Italy’s highest court has cleared two Milan prosecutors of wrongdoing, effectively closing one of the oil industry’s biggest corruption sagas: the $1.3bn OPL 245 deal linked to Nigeria. The ruling draws a line under a case that ran for more than a decade.

What the court decided
The Court of Cassation, Italy’s supreme court, overturned an earlier ruling and cleared prosecutors Fabio De Pasquale and Sergio Spadaro, declaring that “the offence does not exist.” The pair had been accused of failing to disclose documents that could have aided the defence.
The decision brings to a close the legal aftermath of a prosecution that targeted energy giants Shell and Eni over their acquisition of the Nigerian offshore block.
The deal at the centre of it all
OPL 245 is a deep-water oil block believed to hold vast reserves. In 2011, Shell and Eni paid about $1.3bn to acquire it, but prosecutors alleged that roughly $1.1bn was diverted through the company Malabu to officials and middlemen.

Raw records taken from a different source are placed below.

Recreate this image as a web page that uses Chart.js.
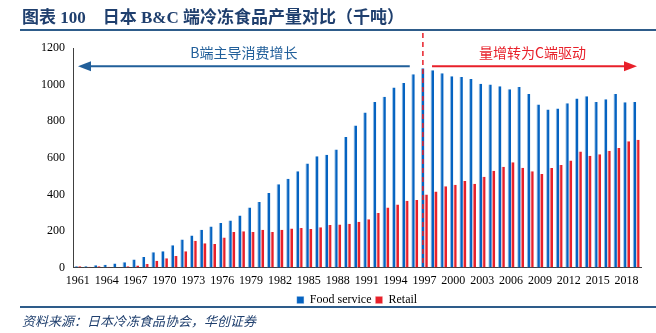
<!DOCTYPE html>
<html>
<head>
<meta charset="utf-8">
<script src="https://cdn.jsdelivr.net/npm/chart.js@4"></script>
<style>
  body { margin: 0; background: #fff; }
  #wrap { position: relative; width: 656px; height: 333px; }
  #myChart { position: absolute; left: 0; top: 0; }
  .title {
    position: absolute; left: 22px; top: 3px;
    font: bold 17px "Liberation Serif", "Noto Sans CJK SC", serif;
    color: #1f3f6e; white-space: pre;
  }
  .rule { position: absolute; left: 20px; right: 0; height: 2px; background: #2e5c8a; }
  .source {
    position: absolute; left: 22px; top: 311px;
    font: italic 13px "Noto Sans CJK SC", sans-serif;
    color: #1f3f6e;
  }
</style>
</head>
<body>
<div id="wrap">
  <canvas id="myChart"></canvas>
  <div class="title">图表 100    日本 B&amp;C 端冷冻食品产量对比（千吨）</div>
  <div class="rule" style="top:29px"></div>
  <div class="rule" style="top:306px"></div>
  <div class="source">资料来源：日本冷冻食品协会，华创证券</div>
</div>
<script>
var years = ["1961","1962","1963","1964","1965","1966","1967","1968","1969","1970",
  "1971","1972","1973","1974","1975","1976","1977","1978","1979","1980",
  "1981","1982","1983","1984","1985","1986","1987","1988","1989","1990",
  "1991","1992","1993","1994","1995","1996","1997","1998","1999","2000",
  "2001","2002","2003","2004","2005","2006","2007","2008","2009","2010",
  "2011","2012","2013","2014","2015","2016","2017","2018","2019"];

var foodService = [7,7,13,16,22,29,44,58,84,89,
  122,153,175,207,225,244,258,285,329,358,
  407,455,485,527,569,609,616,645,713,776,
  847,905,934,984,1009,1056,1089,1078,1062,1045,
  1042,1031,1005,1000,991,974,987,949,891,864,
  869,898,924,936,905,920,949,904,905];

var retail = [7,5,7,4,2,7,11,20,38,51,
  64,89,147,133,129,165,195,198,195,207,
  195,207,213,216,211,220,233,236,240,251,
  264,298,329,345,365,369,400,416,444,453,
  473,458,496,529,551,576,545,527,511,544,
  560,585,634,611,620,638,654,691,698];

var labelB = "B端主导消费增长";
var labelC = "量增转为C端驱动";
var splitYear = "1997";

var canvas = document.getElementById("myChart");
canvas.width = 656;
canvas.height = 333;
var ctx = canvas.getContext("2d");

var serif = "'Liberation Serif', 'Times New Roman', serif";

// arrows, labels and the dashed split line
var annotate = {
  id: "annotate",
  afterDatasetsDraw: function (chart) {
    var c = chart.ctx;
    var xs = chart.scales.x;
    var ys = chart.scales.y;
    var area = chart.chartArea;
    var i = years.indexOf(splitYear);
    var xSplit = xs.getPixelForValue(i) - 1.5;
    var yArrow = ys.getPixelForValue(1100);

    c.save();
    // dashed line
    c.strokeStyle = "#e8202a";
    c.lineWidth = 1.5;
    c.setLineDash([5, 4]);
    c.beginPath();
    c.moveTo(xSplit, 33);
    c.lineTo(xSplit, area.bottom);
    c.stroke();
    c.setLineDash([]);

    // blue arrow (pointing left)
    var bx0 = area.left + 5, bx1 = xs.getPixelForValue(i - 1) - 5;
    c.strokeStyle = "#215f9a";
    c.fillStyle = "#215f9a";
    c.lineWidth = 2;
    c.beginPath();
    c.moveTo(bx0 + 10, yArrow);
    c.lineTo(bx1, yArrow);
    c.stroke();
    c.beginPath();
    c.moveTo(bx0, yArrow);
    c.lineTo(bx0 + 13, yArrow - 5);
    c.lineTo(bx0 + 13, yArrow + 5);
    c.closePath();
    c.fill();

    // red arrow (pointing right)
    var rx0 = xs.getPixelForValue(i + 1) - 2, rx1 = area.right - 4;
    c.strokeStyle = "#e8202a";
    c.fillStyle = "#e8202a";
    c.beginPath();
    c.moveTo(rx0, yArrow);
    c.lineTo(rx1 - 10, yArrow);
    c.stroke();
    c.beginPath();
    c.moveTo(rx1, yArrow);
    c.lineTo(rx1 - 13, yArrow - 5);
    c.lineTo(rx1 - 13, yArrow + 5);
    c.closePath();
    c.fill();

    // labels
    c.font = "14px 'Noto Sans CJK SC', sans-serif";
    c.textAlign = "center";
    c.textBaseline = "middle";
    c.fillStyle = "#215f9a";
    c.fillText(labelB, (bx0 + bx1) / 2, yArrow - 14);
    c.fillStyle = "#e8202a";
    c.fillText(labelC, (rx0 + rx1) / 2 - 2, yArrow - 14);
    c.restore();
  }
};

var myChart = new Chart(ctx, {
  type: "bar",
  data: {
    labels: years,
    datasets: [
      {
        label: "Food service",
        data: foodService,
        backgroundColor: "#0563c1",
        borderColor: "#9dc3e6",
        borderWidth: { left: 1, right: 0, top: 0, bottom: 0 },
        borderSkipped: false,
        categoryPercentage: 0.72,
        barPercentage: 1.0
      },
      {
        label: "Retail",
        data: retail,
        backgroundColor: "#e8202a",
        borderColor: "#f4a3a7",
        borderWidth: { left: 1, right: 0, top: 0, bottom: 0 },
        borderSkipped: false,
        categoryPercentage: 0.72,
        barPercentage: 1.0
      }
    ]
  },
  options: {
    responsive: false,
    animation: false,
    layout: { padding: { left: 37, right: 15, top: 48, bottom: 17 } },
    scales: {
      x: {
        grid: { display: false, drawTicks: true, tickLength: 4, offset: true },
        border: { color: "#404040", width: 1 },
        ticks: {
          autoSkip: false,
          maxRotation: 0,
          color: "#000",
          padding: 2,
          font: { family: serif, size: 12 },
          callback: function (v, i) { return i % 3 === 0 ? years[i] : ""; }
        }
      },
      y: {
        min: 0,
        max: 1200,
        grid: { display: false, drawTicks: true, tickLength: 4 },
        border: { color: "#404040", width: 1 },
        ticks: {
          stepSize: 200,
          color: "#000",
          padding: 4,
          font: { family: serif, size: 12 },
          callback: function (v) { return String(v); }
        }
      }
    },
    plugins: {
      legend: {
        position: "bottom",
        fullSize: false,
        labels: {
          boxWidth: 7,
          boxHeight: 7,
          padding: 4,
          color: "#000",
          font: { family: serif, size: 12 }
        }
      },
      tooltip: { enabled: false }
    }
  },
  plugins: [annotate]
});
</script>
</body>
</html>
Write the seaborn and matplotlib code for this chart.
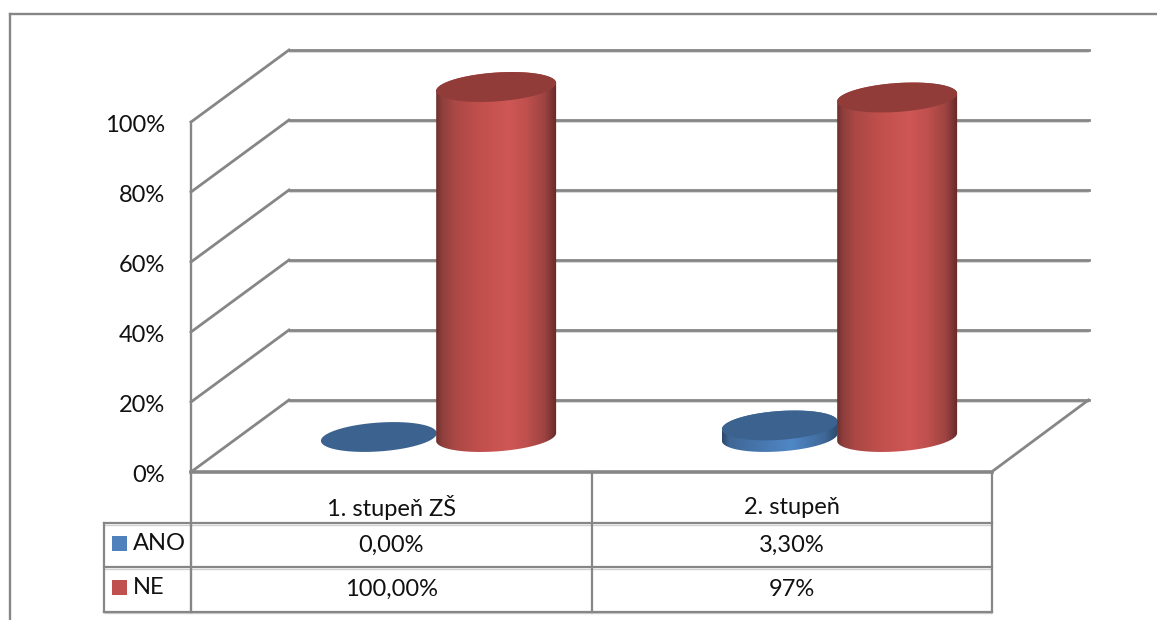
import numpy as np
import pandas as pd
import matplotlib
matplotlib.use("Agg")
import matplotlib.pyplot as plt
from matplotlib.colors import LinearSegmentedColormap
from matplotlib.patches import Polygon, Rectangle
from matplotlib.transforms import Affine2D
import seaborn as sns

# Survey results
categories = ["1. stupeň ZŠ", "2. stupeň"]
series_names = ["ANO", "NE"]
ano_values = [0.0, 3.3]
ne_values = [100.0, 97.0]
ano_labels = ["0,00%", "3,30%"]
ne_labels = ["100,00%", "97%"]
y_ticks = [0, 20, 40, 60, 80, 100]

WIDTH, HEIGHT = 1157, 620
LINE = "#868686"
SHADOW = "#cfcfcf"
TEXT = "#111111"
FONT_SIZE = 17
FLAT = {"ANO": "#4f81bd", "NE": "#c0504d"}
TOP = {"ANO": "#3c638f", "NE": "#923c3a"}
RADIUS = {"ANO": 0.99, "NE": 1.025}
SHADES = {
    "ANO": [(0.0, "#2c4868"), (0.06, "#3f6797"), (0.6, "#5087c6"), (0.88, "#3f6797"), (1.0, "#2c4868")],
    "NE": [(0.0, "#6e302e"), (0.05, "#8f3f3d"), (0.15, "#aa4845"), (0.35, "#c04f4c"),
           (0.6, "#cf5755"), (0.75, "#bf504d"), (0.9, "#9d4341"), (1.0, "#652a29")],
}

sns.set_theme(style="white")
plt.rcParams["font.family"] = ["Lato", "DejaVu Sans"]

df = pd.DataFrame({
    "stupen": categories * 2,
    "odpoved": [series_names[0]] * 2 + [series_names[1]] * 2,
    "podil": ano_values + ne_values,
})

fig = plt.figure(figsize=(WIDTH / 100, HEIGHT / 100), dpi=100, facecolor="white")
ax = fig.add_axes([0, 0, 1, 1])

# Data scale: one category is 401 px wide, one percent is 3.5 px tall
PX_X, PX_Y = 401.0, 3.5
ORIGIN_X, ORIGIN_Y = 437.5, 437.0
xlim = ((0 - ORIGIN_X) / PX_X, (WIDTH - ORIGIN_X) / PX_X)
ylim = ((ORIGIN_Y - HEIGHT) / PX_Y, ORIGIN_Y / PX_Y)

sns.barplot(data=df, x="stupen", y="podil", hue="odpoved", order=categories,
            hue_order=series_names, width=0.585, gap=0, dodge=True, legend=False,
            ax=ax, zorder=3)

# Chrome is laid out in image pixels, y pointing down
pix = Affine2D().scale(1, -1).translate(0, HEIGHT)


def rule(xs, ys, lw=2.0, shadow=True, color=LINE):
    if shadow:
        ax.plot(np.array(xs), np.array(ys) + 1.6, color=SHADOW, lw=lw * 0.6,
                transform=pix, zorder=1, solid_capstyle="butt", clip_on=False)
    ax.plot(xs, ys, color=color, lw=lw, transform=pix, zorder=1.2,
            solid_capstyle="projecting", clip_on=False)


# Outer frame
rule([10, 10], [14, 620], lw=1.7, shadow=False)
rule([10, 1157], [14, 14], lw=1.7, shadow=False)

# Walls: back gridlines and the diagonals running to the front edge
DEPTH_X, DEPTH_Y = 98, 72
FRONT_X, FRONT_Y = 191, 472
RIGHT_X = 991.5
for tick in y_ticks:
    y_front = FRONT_Y - tick * PX_Y
    rule([FRONT_X + DEPTH_X, RIGHT_X + DEPTH_X - 1], [y_front - DEPTH_Y] * 2)
    rule([FRONT_X, FRONT_X + DEPTH_X], [y_front, y_front - DEPTH_Y], shadow=False)
    ax.text(165, y_front + 3, f"{tick}%", transform=pix, ha="right", va="center",
            fontsize=FONT_SIZE, color=TEXT)
rule([FRONT_X, FRONT_X], [FRONT_Y - 100 * PX_Y, 612], lw=1.7, shadow=False)
rule([FRONT_X, RIGHT_X], [FRONT_Y, FRONT_Y], lw=2.6, shadow=False)
rule([RIGHT_X, RIGHT_X + DEPTH_X - 1], [FRONT_Y, FRONT_Y - DEPTH_Y], shadow=False)

# Data table under the plot
ROWS_Y = [523, 567, 611.5]
TABLE_LEFT, COL_MID = 103.5, 591.5
for y in ROWS_Y:
    rule([TABLE_LEFT, RIGHT_X], [y, y], lw=1.6)
rule([TABLE_LEFT, TABLE_LEFT], [ROWS_Y[0], ROWS_Y[2]], lw=1.6, shadow=False)
rule([COL_MID, COL_MID], [FRONT_Y, ROWS_Y[2]], lw=1.6, shadow=False)
rule([RIGHT_X, RIGHT_X], [FRONT_Y, ROWS_Y[2]], lw=1.6, shadow=False)

col_centers = [(FRONT_X + COL_MID) / 2, (COL_MID + RIGHT_X) / 2]
for cx, cat, a_lab, n_lab in zip(col_centers, categories, ano_labels, ne_labels):
    ax.text(cx, 507, cat, transform=pix, ha="center", va="center", fontsize=FONT_SIZE, color=TEXT)
    ax.text(cx, 545, a_lab, transform=pix, ha="center", va="center", fontsize=FONT_SIZE, color=TEXT)
    ax.text(cx, 589, n_lab, transform=pix, ha="center", va="center", fontsize=FONT_SIZE, color=TEXT)

for name, key_y, text_y in zip(series_names, [536, 580], [544, 588]):
    ax.add_patch(Rectangle((112, key_y), 15, 15, facecolor=FLAT[name], edgecolor="none",
                           transform=pix, zorder=2, clip_on=False))
    ax.text(133, text_y, name, transform=pix, ha="left", va="center", fontsize=FONT_SIZE, color=TEXT)

# Turn the flat bars into tilted cylinders, keeping their position, width and height
TILT = np.deg2rad(4.0)
B_PX = 14.4


def disc(cx, v, half_w, t):
    a = half_w * PX_X
    ex = a * np.cos(t) * np.cos(TILT) + B_PX * np.sin(t) * np.sin(TILT)
    ey = a * np.cos(t) * np.sin(-TILT) + B_PX * np.sin(t) * np.cos(TILT)
    # ey grows downward on screen, so it lowers the data value
    return np.column_stack([cx + ex / PX_X, v - ey / PX_Y])


for name, container in zip(series_names, ax.containers):
    cmap = LinearSegmentedColormap.from_list(name, SHADES[name])
    z = 3 if name == "ANO" else 4
    for bar in container:
        w, v = bar.get_width(), bar.get_height()
        cx, half = bar.get_x() + w / 2, w / 2 * RADIUS[name]
        bar.set_facecolor("none")
        bar.set_linewidth(0)
        if v > 0:
            lower = disc(cx, 0, half, np.linspace(0, np.pi, 90))
            upper = disc(cx, v, half, np.linspace(np.pi, 2 * np.pi, 90))
            outline = Polygon(np.vstack([lower, upper]), closed=True, transform=ax.transData,
                              facecolor="none", edgecolor="none")
            ax.add_patch(outline)
            img = ax.imshow(np.linspace(0, 1, 256)[None, :], cmap=cmap, aspect="auto",
                            extent=[cx - half, cx + half, -10, v + 10],
                            zorder=z, interpolation="bilinear")
            img.set_clip_path(outline)
        ax.add_patch(Polygon(disc(cx, v, half, np.linspace(0, 2 * np.pi, 180)), closed=True,
                             facecolor=TOP[name], edgecolor="none", zorder=z + 0.1))

ax.set_xlim(*xlim)
ax.set_ylim(*ylim)
ax.axis("off")

fig.savefig("out.png", dpi=100, facecolor="white")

Malabu had been linked to former petroleum minister Dan Etete. Critics long argued that Nigeria saw little of the money beyond an official signature bonus, fuelling years of litigation across multiple countries.
A long road to closure
In 2021, a Milan court acquitted Shell, Eni and all other defendants in what was widely described as the oil industry’s largest corruption trial. The case against the two prosecutors followed, before this final clearance.
Nigeria itself had earlier withdrawn civil claims tied to the deal, and a Nigerian court cleared former attorney-general Mohammed Adoke in 2024. The latest ruling closes the remaining thread.
Why it matters
The OPL 245 affair became a global symbol of debates over oil-sector transparency and accountability. Its conclusion removes a long legal overhang for the companies involved.
For Nigeria, it marks the end of a saga that drew international scrutiny to how one of its most valuable oil assets was handled.